Abberufener Außenminister Chinas Warum das Rätsel um Qin Gang noch nicht gelöst ist
Wochenlang wurde über das Verschwinden des chinesischen Außenministers gerätselt. Gestern wurde Qin Gang seines Amtes enthoben. Aufgetaucht ist er aber immer noch nicht - und die Spekulationen gehen weiter.
Viel gibt das chinesische Staatsfernsehen über die Abberufung von Qin Gang als Außenminister nicht bekannt. Nur, dass Wang Yi sein Nachfolger wird - der derzeitige Außenpolitikchef der alleinherrschenden Kommunistischen Partei, das formell höhere Amt in der Volksrepublik. Der 69-jährige war auch der Vorgänger von Qin Gang als Außenminister. Ob Wang Yi das Amt dauerhaft oder nur vorübergehend ausüben soll, ist unklar. Auch warum Qin Gang sein Amt verloren hat, wurde nicht gesagt.
"Die Tatsache, dass das System so intransparent ist, heißt, dass wir nach wie vor nicht wissen, warum Qin Gang abgesetzt wurde", sagt Mareike Ohlberg. Sie ist China-Expertin beim US-Thinktank German Marshall Fund. "Es kann sein, dass er wegen irgendwelcher Vorwürfe in Gewahrsam genommen wurde. Es ist aber auch schon mal vorgekommen, dass Personen wieder auftauchen und dann in einer anderen Position sind - entweder befördert, abgesetzt oder in einer niedrigeren Position. Wir wissen es einfach nicht", so Ohlberg weiter.

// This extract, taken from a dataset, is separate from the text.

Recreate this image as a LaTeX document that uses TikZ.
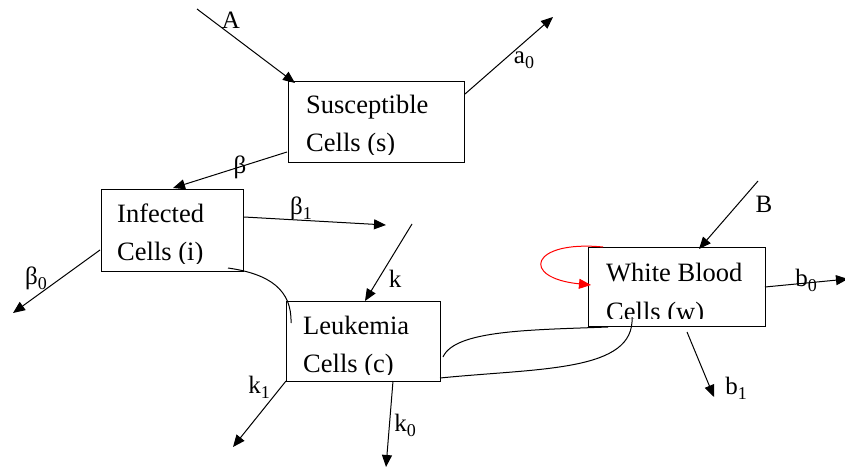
\documentclass[tikz,border=0pt]{standalone}
\usepackage{fontspec}
\setmainfont{Liberation Serif}
\usetikzlibrary{arrows.meta,calc}
\newcommand{\sbs}[1]{\raisebox{-5pt}{\fontsize{18}{18}\selectfont #1}}
\begin{document}
\begin{tikzpicture}[x=1pt,y=-1pt,
  box/.style={draw,line width=1.2pt,inner sep=0pt,anchor=north west},
  txt/.style={anchor=base west,inner sep=0pt,font=\fontsize{26.5}{37}\selectfont},
  lbl/.style={inner sep=0pt,font=\fontsize{25}{28}\selectfont},
  flow/.style={line width=1pt,-{Triangle[length=12pt,width=10pt]}},
  link/.style={line width=1pt}]
\useasboundingbox (0,0) rectangle (845,470);
% boxes
\node[box,minimum width=176pt,minimum height=81pt] (s) at (288,81) {};
\node[box,minimum width=142pt,minimum height=82pt] (i) at (101,189) {};
\node[box,minimum width=154pt,minimum height=80pt] (c) at (286,301) {};
\node[box,minimum width=177pt,minimum height=79pt] (w) at (588,247) {};
% box texts (clipped at the bottom as in the reference)
\begin{scope}
\clip (s.north west) rectangle ([yshift=9pt]s.south east);
\node[txt] (s1) at (306,114) {Susceptible};
\node[txt] (s2) at (306,152) {Cells (s)};
\end{scope}
\begin{scope}
\clip (i.north west) rectangle ([yshift=9pt]i.south east);
\node[txt] (i1) at (117,223) {Infected};
\node[txt] (i2) at (117,260) {Cells (i)};
\end{scope}
\begin{scope}
\clip (c.north west) rectangle ([yshift=8pt]c.south east);
\node[txt] (c1) at (303,334) {Leukemia};
\node[txt] (c2) at (303,372) {Cells (c)};
\end{scope}
\begin{scope}
\clip (w.north west) rectangle ([yshift=9pt]w.south east);
\node[txt] (w1) at (606,281) {White Blood};
\node[txt] (w2) at (606,320) {Cells (w)};
\end{scope}
% coordinates
\coordinate (Ain) at (197,9);
\coordinate (Aend) at (295,83);
\coordinate (a0s) at (465,94);
\coordinate (a0e) at (553,17);
\coordinate (bs) at (287,152);
\coordinate (be) at (173,188);
\coordinate (b1s) at (244,217);
\coordinate (b1e) at (386,225);
\coordinate (b0s) at (100,250);
\coordinate (b0e) at (13,313);
\coordinate (ks) at (412,224);
\coordinate (ke) at (365,301);
\coordinate (k1s) at (286,381);
\coordinate (k1e) at (233,447);
\coordinate (k0s) at (393,381);
\coordinate (k0e) at (386,467);
\coordinate (Bs) at (758,181);
\coordinate (Be) at (699,249);
\coordinate (bb0s) at (765,287);
\coordinate (bb0e) at (848,279);
\coordinate (bb1s) at (687,332);
\coordinate (bb1e) at (714,397);
\coordinate (ic1) at (228,268);
\coordinate (ic2) at (291,323);
\coordinate (cw1) at (443,357);
\coordinate (cw2) at (608,327);
\coordinate (cw3) at (440,378);
\coordinate (cw4) at (632,317);
\coordinate (r1) at (603,247);
\coordinate (r2) at (591,285);
% flows
\draw[flow] (Ain) -- (Aend);
\draw[flow] (a0s) -- (a0e);
\draw[flow] (bs) -- (be);
\draw[flow] (b1s) -- (b1e);
\draw[flow] (b0s) -- (b0e);
\draw[flow] (ks) -- (ke);
\draw[flow] (k1s) -- (k1e);
\draw[flow] (k0s) -- (k0e);
\draw[flow] (Bs) -- (Be);
\draw[flow] (bb0s) -- (bb0e);
\draw[flow] (bb1s) -- (bb1e);
% interaction curves
\draw[link] (ic1) .. controls (270,274) and (292,290) .. (ic2);
\draw[link] (cw1) .. controls (455,330) and (530,330) .. (cw2);
\draw[link] (cw3) .. controls (540,368) and (635,372) .. (cw4);
\draw[line width=1pt,red,-{Triangle[length=12pt,width=10pt]}] (r1) .. controls (530,240) and (520,278) .. (r2);
% labels
\node[lbl] (lA) at (231,20) {A};
\node[lbl] (la0) at (524,60) {a\sbs{0}};
\node[lbl] (lb) at (240,167) {β};
\node[lbl] (lb1) at (301,208) {β\sbs{1}};
\node[lbl] (lb0) at (36,278) {β\sbs{0}};
\node[lbl] (lk) at (395,279) {k};
\node[lbl] (lk1) at (259,387) {k\sbs{1}};
\node[lbl] (lk0) at (405,425) {k\sbs{0}};
\node[lbl] (lB) at (764,204) {B};
\node[lbl] (lbb0) at (806,280) {b\sbs{0}};
\node[lbl] (lbb1) at (736,388) {b\sbs{1}};
\end{tikzpicture}
\end{document}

Von der Internetseite des Ministeriums verschwunden
Qin Gang war zuletzt wochenlang verschwunden. Seinen letzten öffentlichen Auftritt hatte er vor rund einem Monat, am 25. Juni. Seitdem wurden alle Termine abgesagt, beziehungsweise wurde er von Wang Yi vertreten, seinem Vorgänger und jetzt auch Nachfolger.
Vor zwei Wochen hatte ein Sprecher des Außenministeriums in Peking gesagt, dass Qin Gang aus gesundheitlichen Gründen nicht zum ASEAN-Außenministertreffen nach Jakarta fahren könne. Diese einmalige Aussage wurde aber auf Nachfrage nicht bestätigt. Gegen eine Abberufung aus Gesundheitsgründen spricht auch, dass Qin Gang nicht mehr auf der Internetseite des Außenministeriums zu finden ist. Alle Einträge mit seinem Namen wurden offenbar gelöscht.
Eine Krankheit, eine Affäre, ein Spion?
Unterdessen wird über die möglichen Gründe seines Verschwindens weiter spekuliert, angeheizt durch Chinas intransparentes politisches System, in dem alle Entscheidungen hinter verschlossenen Türen gefällt werden: Neben Krankheit und Tod kursieren seit Längerem auch Gerüchte um eine Affäre und mögliche Spionagevorwürfe.
Qin Gang ist ein erfahrener Karrierediplomat, der fließend Englisch spricht. Bevor er Außenminister wurde, war er Botschafter in den USA. Bekannt auf der einen Seite für seine harten Worte, auch "Wolfskrieger-Diplomatie" genannt. Aber genauso wie für die sanfteren diplomatischen Töne.
Seinen schnellen Aufstieg hat er Xi Jinping zu verdanken, er galt bisher als ein enger Vertrauter des Staats- und Parteichefs.
Qin Gang galt bislang als enger Vertrauter von Chinas Staats- und Parteichef Xi Jinping.
Ein schneller Aufstieg und ein schneller Fall
Ob das politische System durch die Absetzung Qin Gangs Schaden nimmt, sei noch nicht absehbar, sagt China-Expertin Ohlberg: "Wir wissen nicht, wie es sich auf Xi Jinping auswirkt oder auf andere mögliche angenommene Machtkämpfe hinter den Kulissen. Wir haben da extrem wenig Einblick. Wir können lange spekulieren und überlegen. Es könnte dies sein, es könnte das sein. Aber das Hauptproblem ist: Wir wissen es nicht."
Dass Personen des öffentlichen Lebens in China verschwinden, kommt immer wieder vor. Häufig wird ihnen anschließend Korruption vorgeworfen. Auch wenn die Hintergründe der Absetzung Qin Gangs weiterhin unklar sind - klar ist, dass auf seinen schnellen Aufstieg ein schneller Fall folgte. Mit nur rund sieben Monaten im Amt ist er der Außenminister der Volksrepublik mit der kürzesten Amtszeit.